***** PROVIDED DATA *****

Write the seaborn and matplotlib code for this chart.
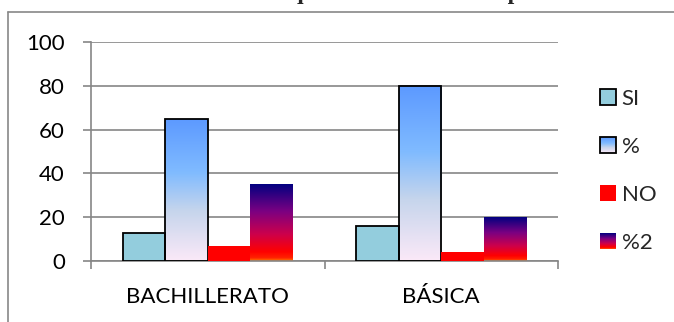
import numpy as np
import pandas as pd
import matplotlib
matplotlib.use("Agg")
import matplotlib.pyplot as plt
import seaborn as sns
from matplotlib.colors import LinearSegmentedColormap
from matplotlib.lines import Line2D
from matplotlib.patches import Rectangle
from matplotlib.image import BboxImage
from matplotlib.transforms import Bbox, TransformedBbox
from matplotlib.legend_handler import HandlerBase

categories = ["BACHILLERATO", "BÁSICA"]
series = ["SI", "%", "NO", "%2"]
si_values = [13, 16]
pct_values = [65, 80]
no_values = [7, 4]
pct2_values = [35, 20]
yticks = [0, 20, 40, 60, 80, 100]
title = "Gráfico No. 5: Son las clases que usted recibe se capacita en docencia"

df = pd.DataFrame({
    "categoria": categories * 4,
    "serie": [s for s in series for _ in categories],
    "valor": si_values + pct_values + no_values + pct2_values,
})

# office style gradients (bottom -> top)
cmap_pct = LinearSegmentedColormap.from_list("daybreak", [
    (0.0, "#fbe9f8"), (0.35, "#c6d5ec"), (0.62, "#80bbff"), (1.0, "#5c99ff")])
cmap_pct2 = LinearSegmentedColormap.from_list("nightfall", [
    (0.0, "#ff7a00"), (0.04, "#ff2200"), (0.12, "#ff0000"), (0.35, "#cc004c"),
    (0.65, "#7a0082"), (1.0, "#020080")])
grad = np.linspace(0, 1, 256).reshape(-1, 1)

palette = {"SI": "#93cddd", "%": "#80bbff", "NO": "#ff0000", "%2": "#800080"}
edges = {"SI": "black", "%": "black", "NO": "none", "%2": "none"}
grads = {"%": cmap_pct, "%2": cmap_pct2}

sns.set_style("white")
plt.rcParams["font.family"] = ["Lato", "DejaVu Sans"]

fig = plt.figure(figsize=(6.74, 3.22), dpi=100)
W, H = 674, 322
ax = fig.add_axes([91 / W, (H - 261) / H, (558 - 91) / W, (261 - 42) / H])

sns.barplot(data=df, x="categoria", y="valor", hue="serie", hue_order=series,
            palette=palette, width=0.727, saturation=1, ax=ax, legend=False)

for serie, cont in zip(series, ax.containers):
    for bar in cont:
        bar.set_edgecolor(edges[serie])
        bar.set_linewidth(1.3)
        bar.set_zorder(3)
        if serie in grads:
            x0, y0 = bar.get_x(), bar.get_y()
            w, h = bar.get_width(), bar.get_height()
            im = ax.imshow(grad, cmap=grads[serie], origin="lower", aspect="auto",
                           extent=[x0, x0 + w, y0, y0 + h], zorder=2.5)
            im.set_clip_path(bar)
            bar.set_facecolor("none")

ax.set_xlim(-0.5, 1.5)
ax.set_ylim(0, 100)
ax.set_yticks(yticks)
ax.set_xlabel("")
ax.set_ylabel("")
ax.grid(axis="y", color="#868686", linewidth=1.2, zorder=0)
ax.set_axisbelow(True)
for s in ["top", "right"]:
    ax.spines[s].set_visible(False)
for s in ["left", "bottom"]:
    ax.spines[s].set_color("#868686")
    ax.spines[s].set_linewidth(1.2)
ax.tick_params(axis="y", left=True, length=5.8, width=1.2, color="#868686",
               labelsize=16, pad=13, labelcolor="black")
ax.tick_params(axis="x", bottom=False, labelsize=16, pad=15, labelcolor="black")
ax.set_xticks([-0.5, 0.5, 1.5], minor=True)
ax.tick_params(axis="x", which="minor", bottom=True, length=5.8, width=1.2,
               color="#868686", direction="out")


class GradHandler(HandlerBase):
    def __init__(self, cmap=None, face=None, edge="none"):
        super().__init__()
        self.cmap, self.face, self.edge = cmap, face, edge

    def create_artists(self, legend, orig, xd, yd, w, h, fs, trans):
        s = min(w, h)
        x0, y0 = -xd + (w - s) / 2, -yd + (h - s) / 2
        arts = []
        if self.cmap is not None:
            bb = TransformedBbox(Bbox.from_bounds(x0, y0, s, s), trans)
            img = BboxImage(bb, cmap=self.cmap, origin="lower", interpolation="bilinear")
            img.set_data(grad)
            arts.append(img)
        r = Rectangle((x0, y0), s, s, facecolor=self.face if self.cmap is None else "none",
                      edgecolor=self.edge, linewidth=1.3, transform=trans)
        arts.append(r)
        return arts


handles = [Rectangle((0, 0), 1, 1) for _ in series]
hmap = {
    handles[0]: GradHandler(face=palette["SI"], edge="black"),
    handles[1]: GradHandler(cmap=cmap_pct, edge="black"),
    handles[2]: GradHandler(face=palette["NO"]),
    handles[3]: GradHandler(cmap=cmap_pct2),
}
fig.legend(handles, series, handler_map=hmap, loc="center left",
           bbox_to_anchor=(589 / W, 1 - 171 / H), frameon=False, fontsize=16,
           handlelength=0.72, handleheight=0.72, handletextpad=0.25, labelspacing=1.26,
           borderpad=0)

# chart frame (partially visible) and cut-off caption
fig.add_artist(Line2D([8 / W, 8 / W], [0, 1 - 12 / H], color="#888888", lw=1.2))
fig.add_artist(Line2D([8 / W, 1], [1 - 12 / H, 1 - 12 / H], color="#888888", lw=1.2))
fig.text(0.0, 1 + 1 / H, title, family="Liberation Serif", weight="bold",
         fontsize=17, va="baseline", ha="left")

fig.savefig("out.png", dpi=100)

*****

YOUR OBJECTIVE → Repeat the lines of the listing above verbatim, beginning at its first line and ending at the line containing "palette=palette, width=0.727, saturation=1, ax=ax, legend=False)", which is included. Omit pictures.

ANSWER →
Write the seaborn and matplotlib code for this chart.
import numpy as np
import pandas as pd
import matplotlib
matplotlib.use("Agg")
import matplotlib.pyplot as plt
import seaborn as sns
from matplotlib.colors import LinearSegmentedColormap
from matplotlib.lines import Line2D
from matplotlib.patches import Rectangle
from matplotlib.image import BboxImage
from matplotlib.transforms import Bbox, TransformedBbox
from matplotlib.legend_handler import HandlerBase

categories = ["BACHILLERATO", "BÁSICA"]
series = ["SI", "%", "NO", "%2"]
si_values = [13, 16]
pct_values = [65, 80]
no_values = [7, 4]
pct2_values = [35, 20]
yticks = [0, 20, 40, 60, 80, 100]
title = "Gráfico No. 5: Son las clases que usted recibe se capacita en docencia"

df = pd.DataFrame({
    "categoria": categories * 4,
    "serie": [s for s in series for _ in categories],
    "valor": si_values + pct_values + no_values + pct2_values,
})

# office style gradients (bottom -> top)
cmap_pct = LinearSegmentedColormap.from_list("daybreak", [
    (0.0, "#fbe9f8"), (0.35, "#c6d5ec"), (0.62, "#80bbff"), (1.0, "#5c99ff")])
cmap_pct2 = LinearSegmentedColormap.from_list("nightfall", [
    (0.0, "#ff7a00"), (0.04, "#ff2200"), (0.12, "#ff0000"), (0.35, "#cc004c"),
    (0.65, "#7a0082"), (1.0, "#020080")])
grad = np.linspace(0, 1, 256).reshape(-1, 1)

palette = {"SI": "#93cddd", "%": "#80bbff", "NO": "#ff0000", "%2": "#800080"}
edges = {"SI": "black", "%": "black", "NO": "none", "%2": "none"}
grads = {"%": cmap_pct, "%2": cmap_pct2}

sns.set_style("white")
plt.rcParams["font.family"] = ["Lato", "DejaVu Sans"]

fig = plt.figure(figsize=(6.74, 3.22), dpi=100)
W, H = 674, 322
ax = fig.add_axes([91 / W, (H - 261) / H, (558 - 91) / W, (261 - 42) / H])

sns.barplot(data=df, x="categoria", y="valor", hue="serie", hue_order=series,
            palette=palette, width=0.727, saturation=1, ax=ax, legend=False)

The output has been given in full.